Method | Correlation with activation bin | Correlation with distribution quantile | |
---|---|---|---|
Quantile interpretations | 0.16 | 0.09 | |
Top interpretations | 0.21 | 0.11 | |
With Fuzzing Score | 0.18 | 0.08 | |
With Detection Score | 0.17 | 0.08 | |
Table 2: Pearson correlation between the predicted activation value and the activation value of the latent and the activation quantile of the latent. |
As we said above, current interpretations are better at identifying non-active latents than active latents. Still, because there are so many more non-active latents than active latents, the precision of current interpretations is low. To put things into perspective, around 50 latents are active at any given time for the chosen SAE, and because the SAE has 131k latents, identifying non-active latents correctly 90% of the time means that we incorrectly identify 13k latents as active, several orders of magnitude more than the number of active latents. This means that one needs to identify 99.9 to 99.99% of non-active latents to not “overload” the reconstructions with false positives. If we threshold the probability at which we consider a latent to be active, such that we only consider the expected number of active latents to be 50, we find that most of the time no active latents are identified as active. In Figure 5 we show the predicted number of active latents as a function of the threshold. We find that the model is consistently overconfident and that even when selecting only the predictions where the model is more than 99.9% confident, that would still correspond to about 170 active latents, more than 3 times the correct number, and that only 1% of the time a active latent in on that selection. If we set the threshold at 50%, 9000 latents are predicted to be active, and 40% of active features are correctly identified. This means that for this method to ever be successful the model has to be much more accurate at identifying non-active latents.

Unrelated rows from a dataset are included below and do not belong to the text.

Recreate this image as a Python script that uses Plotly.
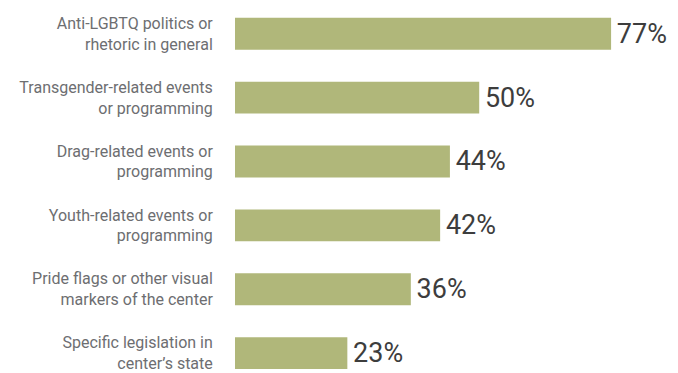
import plotly.graph_objects as go

# Reasons cited, top to bottom
reasons = [
    "Anti-LGBTQ politics or<br>rhetoric in general",
    "Transgender-related events<br>or programming",
    "Drag-related events or<br>programming",
    "Youth-related events or<br>programming",
    "Pride flags or other visual<br>markers of the center",
    "Specific legislation in<br>center’s state",
]
shares = [77, 50, 44, 42, 36, 23]

BAR_COLOR = "#b0b77a"
LABEL_COLOR = "#6d6e71"
VALUE_COLOR = "#3d3d3d"
FONT = "Roboto, Arial, sans-serif"

fig = go.Figure(
    go.Bar(
        x=shares,
        y=reasons,
        orientation="h",
        marker=dict(color=BAR_COLOR, line=dict(width=0)),
        # hair space keeps the value a few pixels clear of the bar end
        text=[f"\u200a{v}%" for v in shares],
        textposition="outside",
        textfont=dict(family=FONT, size=27, color=VALUE_COLOR),
        cliponaxis=False,
        hoverinfo="skip",
    )
)

fig.update_layout(
    width=678,
    height=373,
    margin=dict(l=235, r=0, t=0, b=0),
    paper_bgcolor="white",
    plot_bgcolor="white",
    bargap=0.5,
    showlegend=False,
    font=dict(family=FONT),
)
fig.update_xaxes(
    range=[0, 90.7],
    visible=False,
    showgrid=False,
    zeroline=False,
)
fig.update_yaxes(
    range=[5.264, -0.528],
    showgrid=False,
    zeroline=False,
    showline=False,
    ticks="outside",
    ticklen=18,
    tickcolor="rgba(0,0,0,0)",
    tickfont=dict(family=FONT, size=16, color=LABEL_COLOR),
)

fig.write_html("out.html")
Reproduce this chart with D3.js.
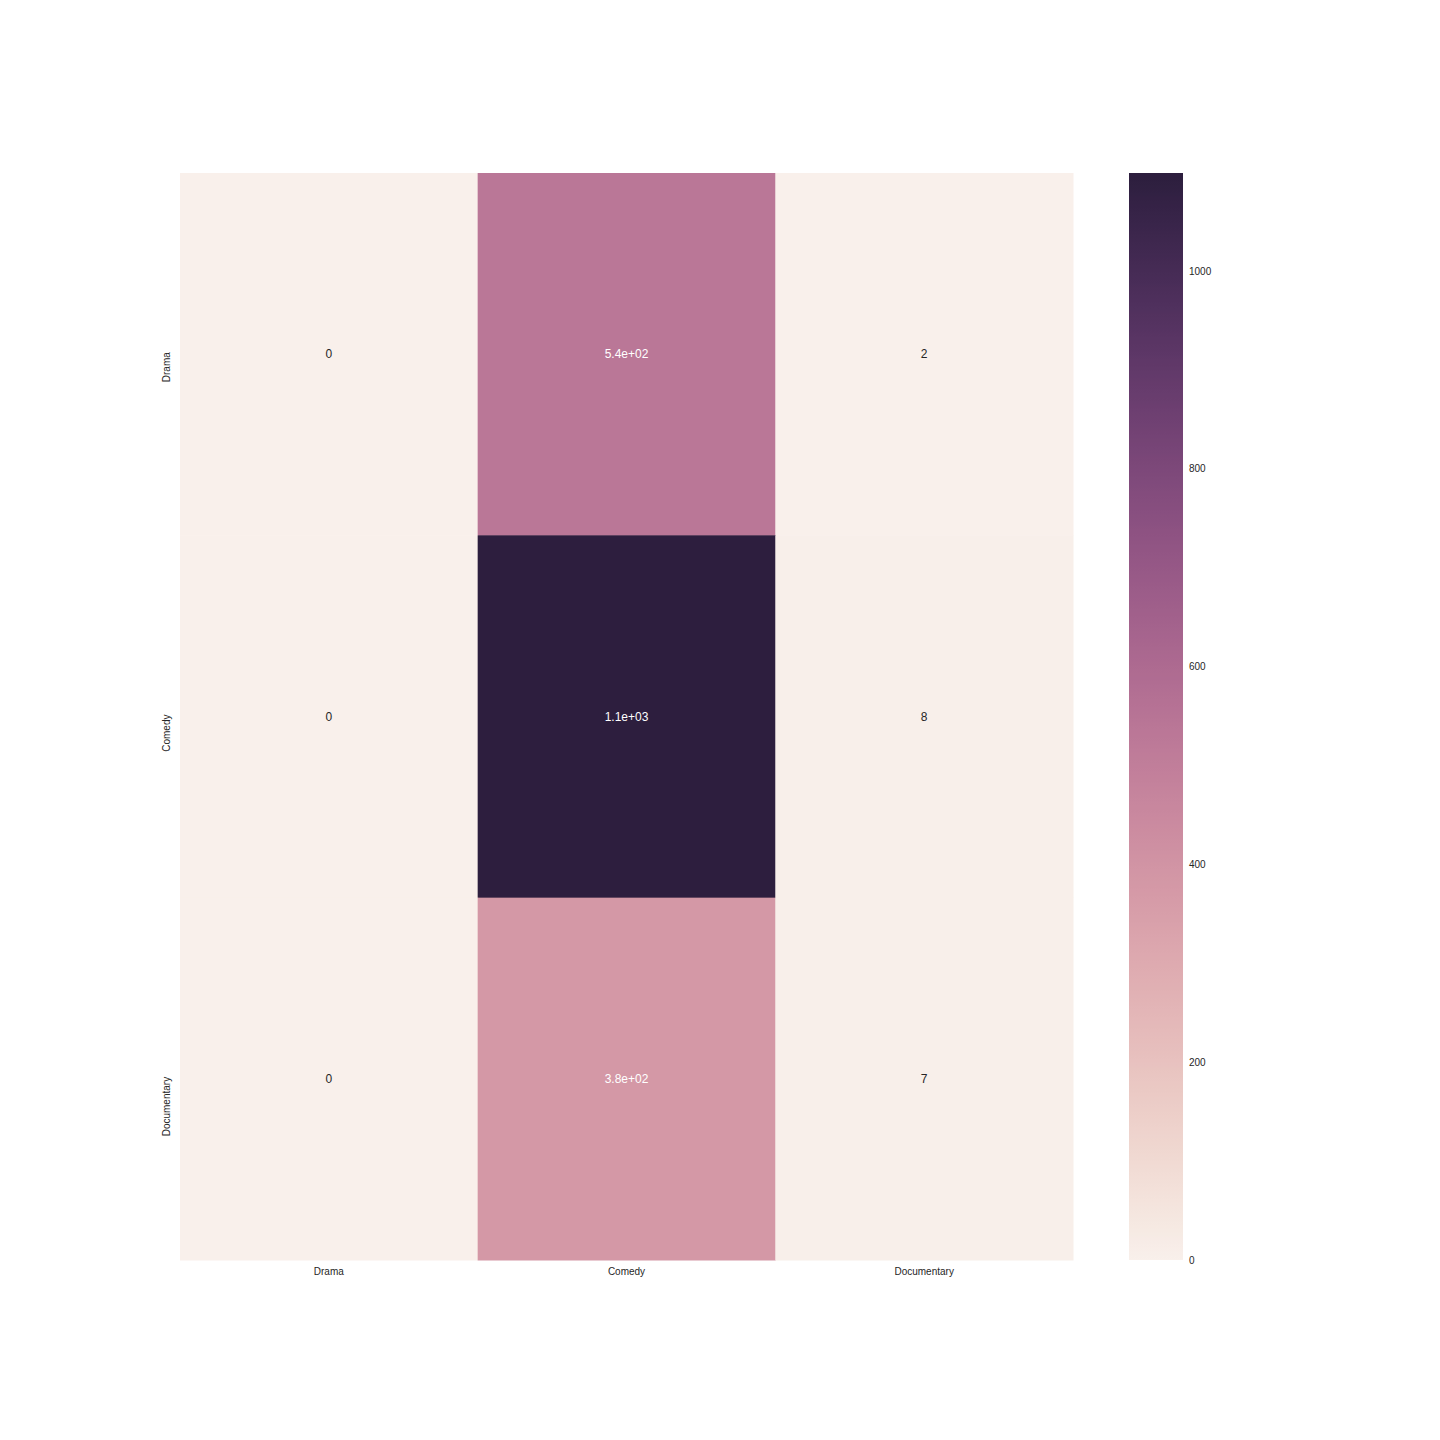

Figure 5: Accuracy of the model to identify non-active and active latents as a function of the threshold. We also report, for this particular method, the expected number of active latents given that threshold. We observe a clear trade-off between the accuracy of non-active and active latents, and that the accuracy of active latents significantly drops as we consider less and less possible active latents. Error bars correspond to 95% confidence intervals.
Finally, we find that the pre-computed scores – fuzzing and detection – are predictive of whether a latent is correctly identified as either active or non-active, see Figure 6, although the relation is not linear. This is a good verification that these simple scores are able to capture how good interpretations are, although the fact that these scores seem to saturate at both low and high values makes us think that there is still significant room for improvement.
Figure 6: Accuracy of the model to identify non-active and active latents as a function of the fuzzing and detection scores. The scores are rounded to 1 decimal place and averaged. Error bars correspond to 95% confidence intervals.